Yingkou urges refractory makers to up prices on magnesia issues

The association of refractory producers in the city of Yingkou has called on local companies to adjust their prices on the back of market tightness and production shutdowns.

The Refractory Industry Association of Yingkou, in China’s Liaoning province, announced last week it is recommending an increase in sale prices of magnesium-based refractory products due to rising production costs.

The local industry is facing a number of contingencies, the association stated, citing domestic magnesia prices – especially fused magnesia (FM) – increasing since May, coupled with reduced material availability.

As a result, refractory producers were forced to temporarily stop production, refused to take new orders or to participate in bid contracts.

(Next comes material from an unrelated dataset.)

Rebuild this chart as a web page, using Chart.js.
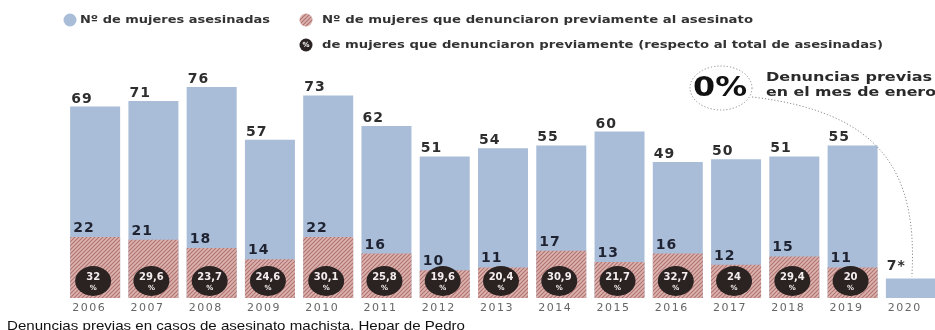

The association encouraged all companies to take swift measures to achieve the required environmental upgrades and technical modifications to be able to resume production, in order to guarantee output to market and ease the current imbalance between supply and demand.

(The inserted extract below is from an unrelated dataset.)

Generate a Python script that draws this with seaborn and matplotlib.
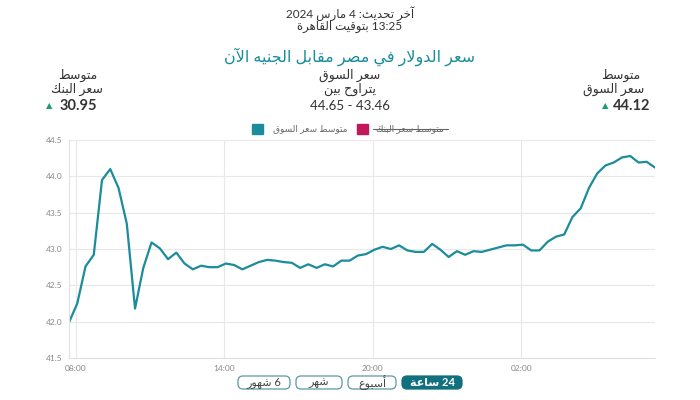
import re

import matplotlib
matplotlib.use('Agg')
import matplotlib.dates as mdates
import matplotlib.pyplot as plt
import pandas as pd
import seaborn as sns
from matplotlib.patches import FancyBboxPatch, Rectangle

# Data (20 minute steps)
start_time = '2024-03-03 07:44'
market_avg = [
    41.99, 42.25, 42.76, 42.92, 43.95, 44.10, 43.84, 43.35, 42.18, 42.74,
    43.09, 43.01, 42.86, 42.95, 42.80, 42.72, 42.77, 42.75, 42.75, 42.80,
    42.78, 42.72, 42.77, 42.82, 42.85, 42.84, 42.82, 42.81, 42.74, 42.79,
    42.74, 42.79, 42.76, 42.84, 42.84, 42.91, 42.93, 42.99, 43.03, 43.00,
    43.05, 42.98, 42.96, 42.96, 43.07, 42.99, 42.89, 42.97, 42.92, 42.97,
    42.96, 42.99, 43.02, 43.05, 43.05, 43.06, 42.98, 42.98, 43.10, 43.17,
    43.20, 43.44, 43.56, 43.84, 44.04, 44.15, 44.19, 44.26, 44.28, 44.19,
    44.20, 44.12,
]
y_ticks = [41.5, 42.0, 42.5, 43.0, 43.5, 44.0, 44.5]
x_tick_hours = [2, 8, 14, 20]

bank_value = '30.95'
market_value = '44.12'
market_range = '44.65 - 43.46'
buttons = ['6 شهور', 'شهر', 'أسبوع', '24 ساعة']

TEAL = '#1a8c9c'
DARK_TEAL = '#11707e'
CRIMSON = '#c2185b'
GREEN = '#1a9e6e'
TEXT = '#333333'

# --- minimal Arabic shaping (matplotlib has no complex text layout) ---
FORMS = {
    'ء': (0xFE80, 1), 'آ': (0xFE81, 2), 'أ': (0xFE83, 2), 'ؤ': (0xFE85, 2),
    'إ': (0xFE87, 2), 'ئ': (0xFE89, 4), 'ا': (0xFE8D, 2), 'ب': (0xFE8F, 4),
    'ة': (0xFE93, 2), 'ت': (0xFE95, 4), 'ث': (0xFE99, 4), 'ج': (0xFE9D, 4),
    'ح': (0xFEA1, 4), 'خ': (0xFEA5, 4), 'د': (0xFEA9, 2), 'ذ': (0xFEAB, 2),
    'ر': (0xFEAD, 2), 'ز': (0xFEAF, 2), 'س': (0xFEB1, 4), 'ش': (0xFEB5, 4),
    'ص': (0xFEB9, 4), 'ض': (0xFEBD, 4), 'ط': (0xFEC1, 4), 'ظ': (0xFEC5, 4),
    'ع': (0xFEC9, 4), 'غ': (0xFECD, 4), 'ف': (0xFED1, 4), 'ق': (0xFED5, 4),
    'ك': (0xFED9, 4), 'ل': (0xFEDD, 4), 'م': (0xFEE1, 4), 'ن': (0xFEE5, 4),
    'ه': (0xFEE9, 4), 'و': (0xFEED, 2), 'ى': (0xFEEF, 2), 'ي': (0xFEF1, 4),
}
LAM_ALEF = {'آ': 0xFEF5, 'أ': 0xFEF7, 'إ': 0xFEF9, 'ا': 0xFEFB}


def shape(text):
    items = []
    i = 0
    while i < len(text):
        c = text[i]
        if c == 'ل' and i + 1 < len(text) and text[i + 1] in LAM_ALEF:
            items.append((LAM_ALEF[text[i + 1]], 2))
            i += 2
            continue
        items.append(FORMS.get(c, (c, 0)))
        i += 1
    out = []
    for k, (base, n) in enumerate(items):
        if n < 2:
            out.append(chr(base) if n else base)
            continue
        prev_j = k > 0 and items[k - 1][1] == 4
        next_j = n == 4 and k + 1 < len(items) and items[k + 1][1] >= 2
        if prev_j and next_j:
            off = 3
        elif next_j:
            off = 2
        elif prev_j:
            off = 1
        else:
            off = 0
        out.append(chr(base + off))
    return ''.join(out)


def rtl(text):
    # shape, then lay out right-to-left keeping number runs left-to-right
    s = shape(text)[::-1]
    return re.sub(r'[0-9][0-9.:]*', lambda m: m.group(0)[::-1], s)


sns.set_theme(style='whitegrid')
plt.rcParams['font.family'] = ['Lato', 'DejaVu Sans']

fig = plt.figure(figsize=(7, 4), dpi=100)

# overlay in pixel units for the header, legend and buttons
ov = fig.add_axes([0, 0, 1, 1])
ov.set_xlim(0, 700)
ov.set_ylim(400, 0)
ov.axis('off')

ov.text(350, 14, rtl('آخر تحديث: 4 مارس 2024'), ha='center', va='center',
        fontsize=8.5, color=TEXT)
ov.text(350, 27, rtl('13:25 بتوقيت القاهرة'), ha='center', va='center',
        fontsize=8.5, color=TEXT)
ov.text(350, 57, rtl('سعر الدولار في مصر مقابل الجنيه الآن'), ha='center',
        va='center', fontsize=11.5, color=TEAL)

# summary blocks
ov.text(78, 75, rtl('متوسط'), ha='center', va='center', fontsize=9, color=TEXT)
ov.text(77, 89, rtl('سعر البنك'), ha='center', va='center', fontsize=9, color=TEXT)
ov.text(49, 106, '▲', ha='center', va='center', fontsize=6, color=GREEN)
ov.text(60, 106, bank_value, ha='left', va='center', fontsize=10.5,
        fontweight='bold', color=TEXT)

ov.text(350, 75, rtl('سعر السوق'), ha='center', va='center', fontsize=9, color=TEXT)
ov.text(350, 89, rtl('يتراوح بين'), ha='center', va='center', fontsize=9, color=TEXT)
ov.text(350, 106, market_range, ha='center', va='center', fontsize=9.5, color=TEXT)

ov.text(621, 75, rtl('متوسط'), ha='center', va='center', fontsize=9, color=TEXT)
ov.text(614, 89, rtl('سعر السوق'), ha='center', va='center', fontsize=9, color=TEXT)
ov.text(605, 106, '▲', ha='center', va='center', fontsize=6, color=GREEN)
ov.text(613, 106, market_value, ha='left', va='center', fontsize=10.5,
        fontweight='bold', color=TEXT)

# legend
ov.add_patch(Rectangle((252, 124), 11, 10, color=TEAL))
ov.text(310, 129, rtl('متوسط سعر السوق'), ha='center', va='center',
        fontsize=6.5, color='#666666')
ov.add_patch(Rectangle((357, 124), 11, 10, color=CRIMSON))
ov.text(410, 129, rtl('متوسط سعر البنك'), ha='center', va='center',
        fontsize=6.5, color='#666666')
ov.plot([373, 448], [129, 129], color='#666666', lw=0.8)

# range buttons
button_spans = [(238, 290), (296, 342), (348, 396), (402, 462)]
for label, (x0, x1) in zip(buttons, button_spans):
    active = label == buttons[-1]
    ov.add_patch(FancyBboxPatch((x0, 376), x1 - x0, 13,
                                boxstyle='round,pad=0,rounding_size=5',
                                mutation_aspect=1, lw=0.9,
                                ec=DARK_TEAL if active else '#5a9aa3',
                                fc=DARK_TEAL if active else 'white'))
    ov.text((x0 + x1) / 2, 382.5, rtl(label), ha='center', va='center',
            fontsize=8, color='white' if active else '#444444',
            fontweight='bold' if active else 'normal')

# chart
ax = fig.add_axes([69 / 700, 42 / 400, 586 / 700, 218 / 400])
df = pd.DataFrame({
    'time': pd.date_range(start_time, periods=len(market_avg), freq='20min'),
    'value': market_avg,
})
sns.lineplot(data=df, x='time', y='value', ax=ax, color=TEAL, linewidth=1.6)

ax.set_xlim(df['time'].iloc[0], df['time'].iloc[-1])
ax.set_ylim(y_ticks[0], y_ticks[-1])
ax.set_yticks(y_ticks)
ax.set_yticklabels([f'{v:.1f}' for v in y_ticks])
ax.xaxis.set_major_locator(mdates.HourLocator(byhour=x_tick_hours))
ax.xaxis.set_major_formatter(mdates.DateFormatter('%H:%M'))
ax.set_xlabel('')
ax.set_ylabel('')
ax.set_facecolor('none')
ax.grid(True, color='#e8e8e8', lw=0.8)
ax.tick_params(axis='both', length=0, labelsize=6, labelcolor='#888888', pad=5)
for side in ['top', 'right']:
    ax.spines[side].set_visible(False)
for side in ['left', 'bottom']:
    ax.spines[side].set_color('#e0e0e0')
    ax.spines[side].set_linewidth(0.8)

fig.savefig('out.png', dpi=100, facecolor='white')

According to the association, market prices of Chinese magnesia remained stable between January and November 2016 before beginning to change since December, when supply became tight due to environmental inspections. Furnaces stopped operating, even cash couldn’t get the goods.

Compared with November 2016, domestic magnesia prices as of end of May 2017 have increased by a range of Chinese renminbi (Rmb) 900-3,100/tonne ($132-456) depending on product type, for both DBM and FM.

Additionally, the price of other source materials also increased, such as bauxite in Shanxi and alumina in Henan and Shandong.

The association announced the guidance prices for magnesium refractory products on the domestic market should increase as a consequence.

The guidance domestic price of burned magnesite bricks is up by Rmb 1,800/tonne against November 2016. Standard magnesia carbon brick prices are up by Rmb 1,700/tonne; high class magnesia carbon bricks increased Rmb 2,800/tonne, while unshaped refractory product prices rose Rmb 1,500/tonne.

The authority added that other refractory products will need to appreciate based on increases in source material prices, and that the price for steel refractories in overall contracts should rise accordingly.

The association expressed concerns around the announcement that the environmental inspection may continue until October before all companies will be able to resume normal production, citing very tight magnesia supply currently and prices on the up.

To date, only a handful of magnesia producers have resumed production operations.